In Latin America, these suits are escalating, particularly in the oil, mining and gas sectors, and seem to appear when states attempt, according to reports, to enforce environmental regulations or to restrict mining operations that may impact public health and safety.
In April of 2011, The Renco Group filed an $800 million lawsuit against the State of Peru in an international tribunal called the United Nations Commission for International Trade Law (UNCITRAL). The Renco Group claims that the State of Peru, in enforcing environmental regulations that were allegedly financially detrimental to its investment in Peru, violated the transnational corporation’s foreign “investor rights” as stipulated in the Chapter on Investments within the U.S. – Peru Free Trade Agreement (FTA).
This is the first arbitration filed within the framework of the US-Peru FTA and it is tied to a dispute about one of the Renco Group’s holdings: One of the largest multi-metal smelters in the hemisphere located La Oroya, an Andean mountain town.
However, this arbitration is just one example in a growing wave of arbitrations being filed primarily against Latin American states by foreign investors who are exploiting the Chapters on Investments found within FTA’s and Bilateral Investment Treaties (BIT). It is important to observe the emerging pattern. Rights provided to transnational corporations, including the right to file arbitration in an international tribunal, are allowing foreign investors to circumvent local judicial processes, subvert the regulatory authority of the State, and ultimately threaten democracy itself.

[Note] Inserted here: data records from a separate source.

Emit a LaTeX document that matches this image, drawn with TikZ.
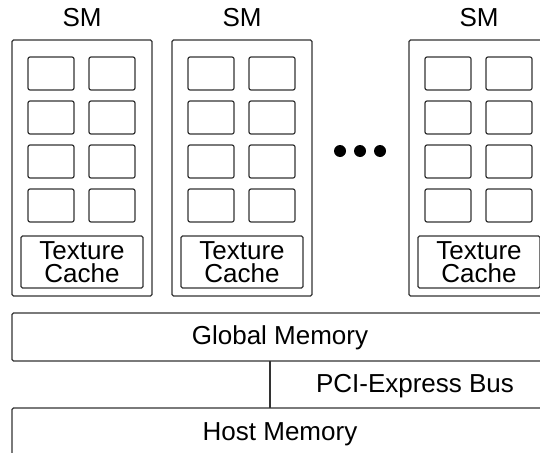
\documentclass[tikz,border=0pt]{standalone}
\usepackage{fontspec}
\setmainfont{Liberation Sans}
\begin{document}
\begin{tikzpicture}[x=1pt,y=-1pt,
  every node/.style={inner sep=0pt,outer sep=0pt},
  lbl/.style={font=\fontsize{26}{23}\selectfont},
  smbox/.style={draw=black!80,line width=1.2pt,rounded corners=1.5pt,minimum width=140pt,minimum height=256pt,anchor=north west},
  cellbox/.style={draw=black!80,line width=1.2pt,rounded corners=2pt,minimum width=46pt,minimum height=33pt,anchor=north west},
  tcbox/.style={draw=black!80,line width=1.2pt,rounded corners=1.5pt,minimum width=122pt,minimum height=52pt,anchor=north west,align=center,font=\fontsize{26}{23}\selectfont},
  membox/.style={draw=black!80,line width=1.2pt,rounded corners=1.5pt,minimum width=536pt,anchor=north west},
  dot/.style={circle,fill=black,minimum size=12pt}
]
\useasboundingbox (0,0) rectangle (540,452);
\clip (0,0) rectangle (540,452);
\foreach \i/\x in {1/12,2/172,3/409}{
  \node[smbox] (sm\i) at (\x,40) {};
  \node[lbl,anchor=base] (smlabel\i) at (\x+70,27) {SM};
  \foreach \r/\y in {1/57,2/101,3/145,4/189}{
    \node[cellbox] (cell\i-\r-1) at (\x+16,\y) {};
    \node[cellbox] (cell\i-\r-2) at (\x+77,\y) {};
  }
  \node[tcbox] (tc\i) at (\x+9,236) {Texture\\Cache};
}
\node[dot] (dot1) at (340,151) {};
\node[dot] (dot2) at (360,151) {};
\node[dot] (dot3) at (380,151) {};
\node[membox,minimum height=48pt] (gmem) at (12,313) {};
\node[lbl,anchor=base] (gmemlabel) at (280,344) {Global Memory};
\node[membox,minimum height=60pt] (hmem) at (12,408) {};
\node[lbl,anchor=base] (hmemlabel) at (280,440) {Host Memory};
\node[lbl,anchor=base] (pcie) at (415,392) {PCI-Express Bus};
\draw[draw=black!80,line width=1.2pt] (gmem.south west -| 270,0) -- (hmem.north west -| 270,0);
\end{tikzpicture}
\end{document}
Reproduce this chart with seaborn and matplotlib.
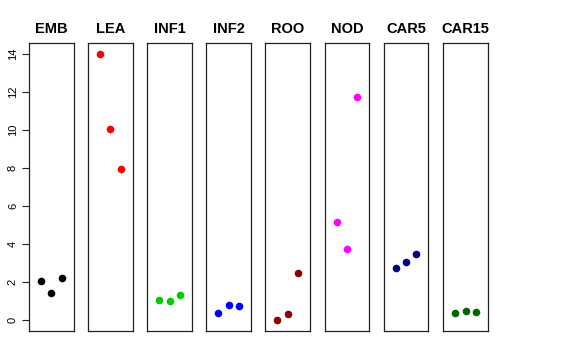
import matplotlib
matplotlib.use("Agg")
import matplotlib.pyplot as plt
import seaborn as sns
import pandas as pd

sns.set_style("white")
plt.rcParams['font.family'] = ['Liberation Sans', 'DejaVu Sans']
plt.rcParams['text.color'] = 'black'
plt.rcParams['ytick.color'] = 'black'
plt.rcParams['xtick.color'] = 'black'
plt.rcParams['axes.labelcolor'] = 'black'

tissues = ["EMB", "LEA", "INF1", "INF2", "ROO", "NOD", "CAR5", "CAR15"]
colors = ["black", "red", "#00CD00", "blue", "#8B0000", "magenta", "#00008B", "#006400"]
rep = [1, 2, 3]
emb = [2.06, 1.43, 2.20]
lea = [14.0, 10.06, 7.95]
inf1 = [1.07, 1.00, 1.31]
inf2 = [0.37, 0.82, 0.77]
roo = [0.00, 0.35, 2.47]
nod = [5.18, 3.74, 11.71]
car5 = [2.76, 3.06, 3.47]
car15 = [0.38, 0.50, 0.44]
values = [emb, lea, inf1, inf2, roo, nod, car5, car15]
yticks = [0, 2, 4, 6, 8, 10, 12, 14]

rows = []
for t, vals in zip(tissues, values):
    for r, v in zip(rep, vals):
        rows.append({"tissue": t, "rep": r, "expr": v})
df = pd.DataFrame(rows)

W, H = 576, 360
fig = plt.figure(figsize=(W / 100, H / 100), dpi=100)
lefts = [29, 88, 147.3, 206.3, 265.3, 324.7, 383.7, 443.3]
pw = 44.6
top, bot = 43, 331
for i, (t, c) in enumerate(zip(tissues, colors)):
    ax = fig.add_axes([lefts[i] / W, 1 - bot / H, pw / W, (bot - top) / H])
    sub = df[df.tissue == t]
    sns.scatterplot(data=sub, x="rep", y="expr", color=c, s=30, edgecolor=c,
                    linewidth=0, ax=ax, legend=False)
    ax.set_xlim(-0.16, 4.16)
    ax.set_ylim(-0.56, 14.56)
    ax.set_xticks([])
    ax.set_xlabel("")
    ax.set_ylabel("")
    for sp in ax.spines.values():
        sp.set_visible(True)
        sp.set_color("#222222")
        sp.set_linewidth(0.9)
    ax.set_title(t, fontsize=10.5, fontweight="bold", pad=7, color="black")
    if i == 0:
        ax.set_yticks(yticks)
        ax.set_yticklabels([str(v) for v in yticks], rotation=90, va="center", fontsize=8)
        ax.tick_params(axis="y", left=True, length=5, width=0.8, color="#222222",
                       labelcolor="black", pad=3)
    else:
        ax.set_yticks([])

fig.savefig("out.png", dpi=100)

This is why Peruvian partners of the Presbyterian Church (USA), Red Uniendo Manos (RUM), is part of a coalition of groups in Peru calling for No Greater Rights for Foreign Investors, a campaign which is working for reform on investment chapters in trade agreements, a rejection of investor-state arbitration and to promote alternative and transparent international tribunals for disputes between states.
RUM has been involved with families in the town of La Oroya for more than 10 years. This community suffers from ongoing environmental degradation because of the failure to complete the installation of appropriate pollution controls in a town where more than 90 percent of the children are lead poisoned.
The Renco Group is a holding company based in New York city and owned by New York billionaire, Ira Rennert. It’s primary investment in Peru is a metallurgical complex in the Andean town of La Oroya, operated by Doe Run Peru. When the the Renco Group purchased the metallurgical complex, it agreed (by way of its purchasing contract) to complete a pre-existing Environmental Adequacy and Management Program (PAMA) within 10 years of purchase of the plant. Today, nearly 15 years later, Doe Run Peru has not only not completed the PAMA, the Renco Group now claims that the State’s enforcement of the PAMA negatively affected the financial performance of its investment, Doe Run Peru, ultimately leading it into a bankruptcy and thus violating Renco Group’s investor rights.
These “investor rights” attempt to provide foreign investors with what is referred to as a “stable regulatory authority” in the countries where they operate. Originally intended to protect a corporation from a hostile takeover of its investment by an unforeseen government move towards the nationalization of industries, these investor rights are now being interpreted more broadly.
In essence, foreign investors have means of appeal that are unavailable to citizens of a state, if a foreign company can show that the action taken by the State led to a loss in profits of the investment. In other words, a New York billionaire like Ira Rennert has greater rights in Peru than the citizens of La Oroya.
Furthermore, because the US-Peru FTA allows for investor-state arbitration (whereas, previously any dispute between a foreign investor and a state would be resolved in a state-state arbitration process) the Renco Group can circumvent local judicial processes by going directly to international tribunals like UNCITRAL ,or the International Center for Settlement of Investment Disputes (ICSID), which is related to the World Bank, rather than use domestic courts, where national companies must resolve disputes.
Governments do not have a reciprocal process to an international tribunal.
In addition, corporations can sue not only for profits lost but for profits potentially lost, thus resulting in multi-million dollar rewards.
While the Renco Group suit sits in a queue, legislation is being developed in Peru to extend the PAMA, perhaps, indefinitely, if the company can demonstrate that it does not have the financial resources to implement it. That effort is opposed by many religious leaders, including the National Council of Evangelical Churches of Peru (CONEP) and the Archbishop of Huancayo, Pedro Barreto, whose diocese includes La Oroya.
The archbishop is one of two leading spokespersons for environmental reform and sustainable development whose lives were threatened by an anonymous caller recently.
A similar case is under way in El Salvador where a transnational mining company, Pacific Rim, is waiting to hear whether ICSID will assume jurisdiction over its $70 million arbitration filed against the State of El Salvador. Local communities organized to oppose a gold mining operation due to well-founded fear of contamination of one of the country’s largest rivers.
Four environmentalists who opposed the mining operation have been murdered and other threats have been issued recently.
The denomination’s policy on trade -- approved by the General Assembly in 2003 -- opposes multinational actions and trade agreements that elevate the rights of corporations over governments and indigenous peoples “to pass and enforce laws that preserve the public good and protect their citizens, economies and environment.”
The church’s Just Globalization policy, approved in 2006, says that the moral test of the globalizing economy is whether it serves the human enterprise and the creation, not just national advantage, individual benefit and corporate profit.